TIME : 2016/2/23 17:46:17

A London city break means something different to every visitor. Some will find a procession of historic palaces and sweeping parks, others a whirl of ground-breaking nightclubs and cutting-edge galleries. Book a London hotel and discover your personal version of this city of a hundred villages.

Get your bearings

 

The River Thames is the flowing heart of London, snaking past the glittering skyscrapers of The City, through the historic pomp and circumstance of central London, and out west to the leafy parks and gardens of Richmond. The city’s famed theatres and first-class shops cluster around the West End, and the East End is home to an intoxicating mix of dynamic markets, inventive street art and Asian restaurants.

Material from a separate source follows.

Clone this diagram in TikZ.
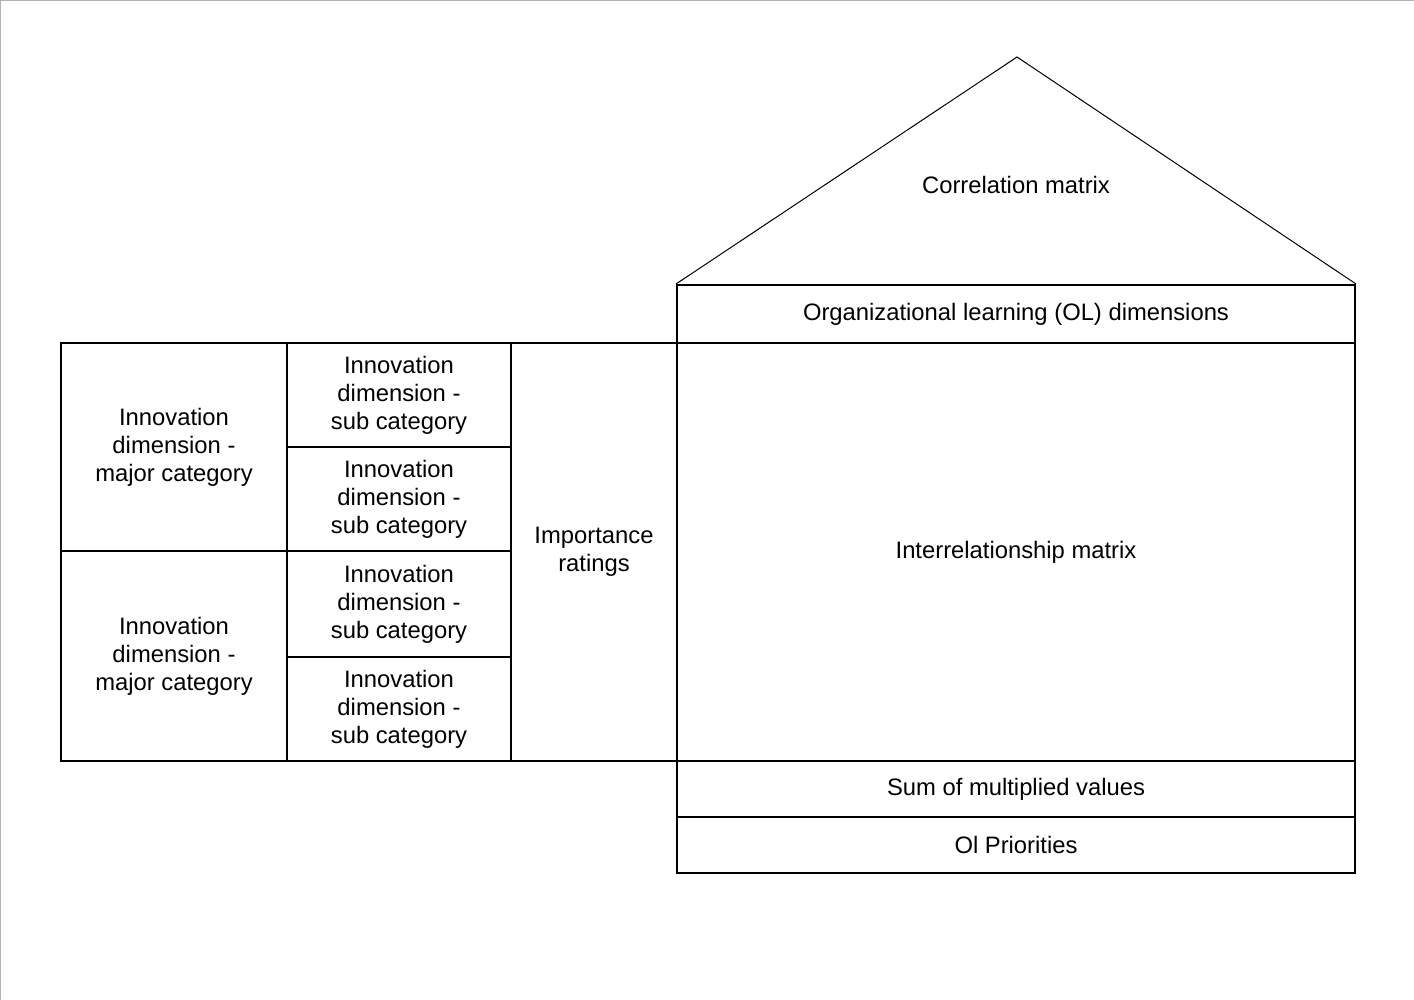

A walk along the curve of the South Bank takes in two miles of waterside galleries, theatres and arts cinemas.

Street-smart shopping

 

London mornings are the time for markets; fashion fans stalk Portobello for vintage outfits and quirky antiques while Borough Market is crammed with hungry Londoners picking up fresh British cheeses and organic meat. Vast department stores like Harrods and Selfridges are the city’s temples to big-name international designers - but the likes of Kate Moss shop at Oxford Street’s street-fashion superstore, Top Shop. Lovers of luxury head to the exclusive streets of Mayfair, where suits, shoes and even cigars can be hand-made to measure – at a price.

 

Global dining

 

London serves up the world on a plate – if it’s cooked anywhere on the planet, someone is cooking it somewhere in London. Slurp spicy pho soup in Hackney’s great-value Vietnamese cafés, tuck into modern versions of British classics in a laid-back gastropub, or splash out on a Michelin-starred masterpiece in an opulent London hotel restaurant. Every high street has its own version of those twin titans of British dining: the fish ‘n’ chip shop and the curry house.

 

Green spaces

 

There’s a green spine that runs through the centre of London. It starts at  Hyde Park, where roller-bladers play on the steps of the ornate Albert Memorial and swans glide regally past the Serpentine Gallery. It heads south-east into  Green Park with views of  Buckingham Palace and  Piccadilly. And it ends in  St James’s Park – the genteel green gateway to Westminster Abbey. Further afield deer roam wild in the rolling royal grassland of  Richmond Park. The hills and valleys of  Hampstead Heath are where Londoners go when they want a taste of the countryside but with all the pleasures of the city just minutes away.

 

Living history

 

Walking London’s streets can feel like time travel. Head back to the era of Henry VIII at the sprawling riverside palace of  Hampton Court or slip back into the 17th century as ages-old hymns ring out beneath the elegant dome of  St Paul’s Cathedral. World War Two buffs will find themselves transported at the subterranean Cabinet War Rooms in  Westminster where Churchill drew up his strategies safe from German bombers.